Service Degradation - ShotGrid
Incident Report for Flow Production Tracking
Postmortem

AUTODESK EVENT ANALYSIS

Incident Number: # INC107309

Incident Date: March 4, 2024

Summary

On the evening of March 4, 2024, from 08:40 PM PST to 11:30 PM PST, Autodesk encountered a

service disruption that affected customers' ability to access the ShotGrid website.

Impacted Services

  • Autodesk ShotGrid

Root Cause

The disruption occurred during a system enhancement initiative by Autodesk involving the

consolidation of multiple proxies. In this process, ShotGrid was unintentionally excluded from

an Autodesk maintained list of authorized clients.

This led to authentication failures, presenting most ShotGrid users with a blank page during

sign-in attempts. We have now resolved this issue and are diligently implementing measures to

avoid similar incidents in the future.

Autodesk Actions

Autodesk has completed a post-incident analysis of the event and identified actions to be

taken. These include the following:

  • Upgrading the monitoring systems and alert mechanisms to detect proxy-related issues

more effectively.

  • Refining the incident escalation process for rapid issue ownership and response.
  • Optimizing deployment strategies across all proxy components, incorporating methods

like Canary-based approaches and feature flags.

We are committed to continually improving our systems and processes to serve you better.

Thank you for your patience and understanding.

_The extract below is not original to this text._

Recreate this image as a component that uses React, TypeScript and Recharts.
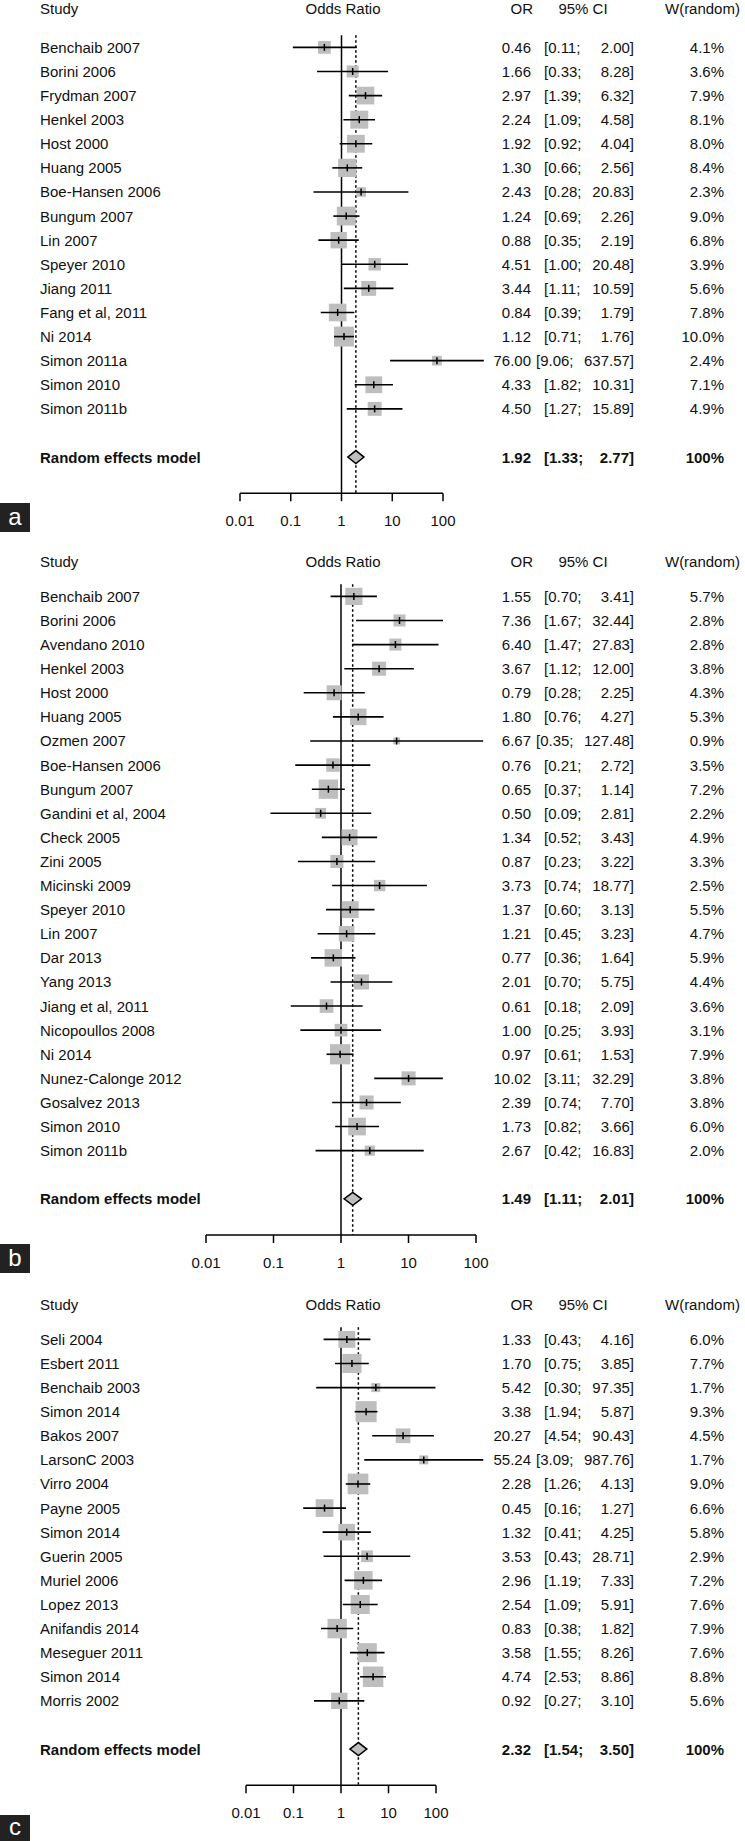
import React from 'react';
import { ScatterChart, Scatter, XAxis, YAxis, ReferenceLine, ReferenceArea } from 'recharts';

// ---------- Panel a ----------
const studiesA = ['Benchaib 2007', 'Borini 2006', 'Frydman 2007', 'Henkel 2003', 'Host 2000', 'Huang 2005', 'Boe-Hansen 2006', 'Bungum 2007', 'Lin 2007', 'Speyer 2010', 'Jiang 2011', 'Fang et al, 2011', 'Ni 2014', 'Simon 2011a', 'Simon 2010', 'Simon 2011b'];
const orA = [0.46, 1.66, 2.97, 2.24, 1.92, 1.30, 2.43, 1.24, 0.88, 4.51, 3.44, 0.84, 1.12, 76.00, 4.33, 4.50];
const loA = [0.11, 0.33, 1.39, 1.09, 0.92, 0.66, 0.28, 0.69, 0.35, 1.00, 1.11, 0.39, 0.71, 9.06, 1.82, 1.27];
const hiA = [2.00, 8.28, 6.32, 4.58, 4.04, 2.56, 20.83, 2.26, 2.19, 20.48, 10.59, 1.79, 1.76, 637.57, 10.31, 15.89];
const wA = [4.1, 3.6, 7.9, 8.1, 8.0, 8.4, 2.3, 9.0, 6.8, 3.9, 5.6, 7.8, 10.0, 2.4, 7.1, 4.9];
const pooledA = [1.92, 1.33, 2.77];

// ---------- Panel b ----------
const studiesB = ['Benchaib 2007', 'Borini 2006', 'Avendano 2010', 'Henkel 2003', 'Host 2000', 'Huang 2005', 'Ozmen 2007', 'Boe-Hansen 2006', 'Bungum 2007', 'Gandini et al, 2004', 'Check 2005', 'Zini 2005', 'Micinski 2009', 'Speyer 2010', 'Lin 2007', 'Dar 2013', 'Yang 2013', 'Jiang et al, 2011', 'Nicopoullos 2008', 'Ni 2014', 'Nunez-Calonge 2012', 'Gosalvez 2013', 'Simon 2010', 'Simon 2011b'];
const orB = [1.55, 7.36, 6.40, 3.67, 0.79, 1.80, 6.67, 0.76, 0.65, 0.50, 1.34, 0.87, 3.73, 1.37, 1.21, 0.77, 2.01, 0.61, 1.00, 0.97, 10.02, 2.39, 1.73, 2.67];
const loB = [0.70, 1.67, 1.47, 1.12, 0.28, 0.76, 0.35, 0.21, 0.37, 0.09, 0.52, 0.23, 0.74, 0.60, 0.45, 0.36, 0.70, 0.18, 0.25, 0.61, 3.11, 0.74, 0.82, 0.42];
const hiB = [3.41, 32.44, 27.83, 12.00, 2.25, 4.27, 127.48, 2.72, 1.14, 2.81, 3.43, 3.22, 18.77, 3.13, 3.23, 1.64, 5.75, 2.09, 3.93, 1.53, 32.29, 7.70, 3.66, 16.83];
const wB = [5.7, 2.8, 2.8, 3.8, 4.3, 5.3, 0.9, 3.5, 7.2, 2.2, 4.9, 3.3, 2.5, 5.5, 4.7, 5.9, 4.4, 3.6, 3.1, 7.9, 3.8, 3.8, 6.0, 2.0];
const pooledB = [1.49, 1.11, 2.01];

// ---------- Panel c ----------
const studiesC = ['Seli 2004', 'Esbert 2011', 'Benchaib 2003', 'Simon 2014', 'Bakos 2007', 'LarsonC 2003', 'Virro 2004', 'Payne 2005', 'Simon 2014', 'Guerin 2005', 'Muriel 2006', 'Lopez 2013', 'Anifandis 2014', 'Meseguer 2011', 'Simon 2014', 'Morris 2002'];
const orC = [1.33, 1.70, 5.42, 3.38, 20.27, 55.24, 2.28, 0.45, 1.32, 3.53, 2.96, 2.54, 0.83, 3.58, 4.74, 0.92];
const loC = [0.43, 0.75, 0.30, 1.94, 4.54, 3.09, 1.26, 0.16, 0.41, 0.43, 1.19, 1.09, 0.38, 1.55, 2.53, 0.27];
const hiC = [4.16, 3.85, 97.35, 5.87, 90.43, 987.76, 4.13, 1.27, 4.25, 28.71, 7.33, 5.91, 1.82, 8.26, 8.86, 3.10];
const wC = [6.0, 7.7, 1.7, 9.3, 4.5, 1.7, 9.0, 6.6, 5.8, 2.9, 7.2, 7.6, 7.9, 7.6, 8.8, 5.6];
const pooledC = [2.32, 1.54, 3.50];

// ---------- shared labels ----------
const axisTicks = [0.01, 0.1, 1, 10, 100];
const headerLabels = ['Study', 'Odds Ratio', 'OR', '95% CI', 'W(random)'];
const pooledLabel = 'Random effects model';
const pooledWeight = '100%';
const panelLetters = ['a', 'b', 'c'];

// ---------- layout (styles / positions only) ----------
const FONT = '"Liberation Sans", Arial, Helvetica, sans-serif';
const TEXT = '#111';
const BOX = '#BEBEBE';
const ROW = 24.1;
const Y_MIN = -0.8;
const M_TOP = 5;
const XH = 40;
const M_BOTTOM = 5;
const COL = { study: 40, or: 531, ciL: 544, ciR: 634, w: 724, hOdds: 343, hOR: 533, hCI: 583, hW: 665 };

const layouts = [
  { firstRowY: 47.5, headerRow: -0.6, x001: 240, x100: 443, k: 6.3, letterTop: 503, letterH: 29 },
  { firstRowY: 596, headerRow: -0.43, x001: 206, x100: 476, k: 7.2, letterTop: 1244, letterH: 29 },
  { firstRowY: 1339, headerRow: -0.45, x001: 246, x100: 436, k: 6.9, letterTop: 1815, letterH: 26 },
];

const panels = [
  { names: studiesA, or: orA, lo: loA, hi: hiA, w: wA, pooled: pooledA },
  { names: studiesB, or: orB, lo: loB, hi: hiB, w: wB, pooled: pooledB },
  { names: studiesC, or: orC, lo: loC, hi: hiC, w: wC, pooled: pooledC },
];

const fmt = (v: number) => v.toFixed(2);

function renderText(p: any) {
  const { cy, payload } = p;
  const base: any = { fontFamily: FONT, fontSize: 15, fill: TEXT, dominantBaseline: 'central' };
  if (payload.kind === 'header') {
    return (
      <g>
        <text x={COL.study} y={cy} {...base}>{headerLabels[0]}</text>
        <text x={COL.hOdds} y={cy} textAnchor="middle" {...base}>{headerLabels[1]}</text>
        <text x={COL.hOR} y={cy} textAnchor="end" {...base}>{headerLabels[2]}</text>
        <text x={COL.hCI} y={cy} textAnchor="middle" {...base}>{headerLabels[3]}</text>
        <text x={COL.hW} y={cy} {...base}>{headerLabels[4]}</text>
      </g>
    );
  }
  const bold = payload.kind === 'pooled';
  const st = { ...base, fontWeight: bold ? 'bold' : 'normal' };
  const hiStr = fmt(payload.hi) + ']';
  const shift = hiStr.length > 6 ? 8 : 0;
  return (
    <g>
      <text x={COL.study} y={cy} {...st}>{payload.name}</text>
      <text x={COL.or} y={cy} textAnchor="end" {...st}>{fmt(payload.or)}</text>
      <text x={COL.ciL - shift} y={cy} {...st}>{'[' + fmt(payload.lo) + ';'}</text>
      <text x={COL.ciR} y={cy} textAnchor="end" {...st}>{hiStr}</text>
      <text x={COL.w} y={cy} textAnchor="end" {...st}>{payload.wLabel}</text>
    </g>
  );
}

function makeSquare(k: number) {
  return (p: any) => {
    const { cx, cy, payload } = p;
    const side = k * Math.sqrt(payload.w);
    return (
      <g>
        <rect x={cx - side / 2} y={cy - side / 2} width={side} height={side} fill={BOX} />
        <line x1={cx} x2={cx} y1={cy - 3.5} y2={cy + 3.5} stroke="#000" strokeWidth={1.5} />
      </g>
    );
  };
}

function renderDiamond(p: any) {
  const { x, y, width, height } = p;
  const mx = x + width / 2;
  const my = y + height / 2;
  const pts = `${x},${my} ${mx},${y} ${x + width},${my} ${mx},${y + height}`;
  return <polygon points={pts} fill={BOX} stroke="#000" strokeWidth={1.5} />;
}

function Forest({ panel, layout }: { panel: any; layout: any }) {
  const n = panel.names.length;
  const yMax = n + 3.5;
  const reRow = n + 2;
  const plotTop = layout.firstRowY - (1 - Y_MIN) * ROW;
  const plotH = (yMax - Y_MIN) * ROW;
  const height = M_TOP + plotH + XH + M_BOTTOM;
  const top = plotTop - M_TOP;

  const studies = panel.names.map((name: string, i: number) => ({
    x: panel.or[i], y: i + 1, name, or: panel.or[i], lo: panel.lo[i], hi: panel.hi[i], w: panel.w[i],
    wLabel: panel.w[i].toFixed(1) + '%', kind: 'study',
  }));
  const textRows = [
    { x: 1, y: layout.headerRow, kind: 'header' },
    ...studies.map((s: any) => ({ ...s, x: 1 })),
    { x: 1, y: reRow, kind: 'pooled', name: pooledLabel, or: panel.pooled[0], lo: panel.pooled[1], hi: panel.pooled[2], wLabel: pooledWeight },
  ];

  return (
    <div style={{ position: 'absolute', left: 0, top, width: 745, height }}>
      <ScatterChart width={745} height={height} margin={{ top: M_TOP, right: 745 - layout.x100, bottom: M_BOTTOM, left: layout.x001 }}>
        <XAxis
          dataKey="x"
          type="number"
          scale="log"
          domain={[axisTicks[0], axisTicks[axisTicks.length - 1]]}
          ticks={axisTicks}
          interval={0}
          height={XH}
          tickSize={8}
          tickMargin={14}
          axisLine={{ stroke: '#000', strokeWidth: 1.5 }}
          tickLine={{ stroke: '#000', strokeWidth: 1.5 }}
          tick={{ fontSize: 15, fill: TEXT, fontFamily: FONT }}
          tickFormatter={(v: number) => String(v)}
        />
        <YAxis dataKey="y" type="number" domain={[Y_MIN, yMax]} reversed hide />
        <ReferenceLine
          segment={[{ x: 1, y: 0.5 }, { x: 1, y: yMax }]}
          stroke="#000"
          strokeWidth={1.5}
          ifOverflow="visible"
        />
        <ReferenceLine
          segment={[{ x: panel.pooled[0], y: 0.5 }, { x: panel.pooled[0], y: yMax }]}
          stroke="#000"
          strokeWidth={1.5}
          strokeDasharray="2.5 2.5"
          ifOverflow="visible"
        />
        <Scatter data={studies} shape={makeSquare(layout.k)} isAnimationActive={false} />
        {studies.map((s: any, i: number) => (
          <ReferenceLine
            key={'ci' + i}
            segment={[{ x: s.lo, y: s.y }, { x: s.hi, y: s.y }]}
            stroke="#000"
            strokeWidth={1.6}
            ifOverflow="visible"
            zIndex={1000}
          />
        ))}
        <ReferenceArea
          x1={panel.pooled[1]}
          x2={panel.pooled[2]}
          y1={reRow - 0.27}
          y2={reRow + 0.27}
          ifOverflow="visible"
          shape={renderDiamond}
          zIndex={1000}
        />
        <Scatter data={textRows} shape={renderText} isAnimationActive={false} />
      </ScatterChart>
    </div>
  );
}

export default function App() {
  return (
    <div style={{ position: 'absolute', left: 0, top: 0, width: 745, height: 1841, overflow: 'hidden', background: '#fff' }}>
      {panels.map((p, i) => (
        <Forest key={i} panel={p} layout={layouts[i]} />
      ))}
      {layouts.map((l, i) => (
        <div
          key={'letter' + i}
          style={{
            position: 'absolute', left: 0, top: l.letterTop, width: 30, height: l.letterH, background: '#222',
            color: '#fff', fontFamily: FONT, fontSize: 24, lineHeight: l.letterH - 2 + 'px', textAlign: 'center',
          }}
        >
          {panelLetters[i]}
        </div>
      ))}
    </div>
  );
}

Posted Mar 13, 2024 - 19:30 UTC

Resolved
This incident has been resolved.
Posted Mar 05, 2024 - 07:38 UTC
Monitoring
A fix has been implemented and we are monitoring the results.
Posted Mar 05, 2024 - 07:37 UTC
Identified
The issue has been identified and a fix is being implemented.
Posted Mar 05, 2024 - 07:35 UTC
Investigating
We are observing a high number of failed requests to the ShotGrid service which may impact site availability for some clients. Email notifications may also be delayed. This issue is under investigation.
Posted Mar 05, 2024 - 06:14 UTC
This incident affected: Flow Production Tracking and Notification Service.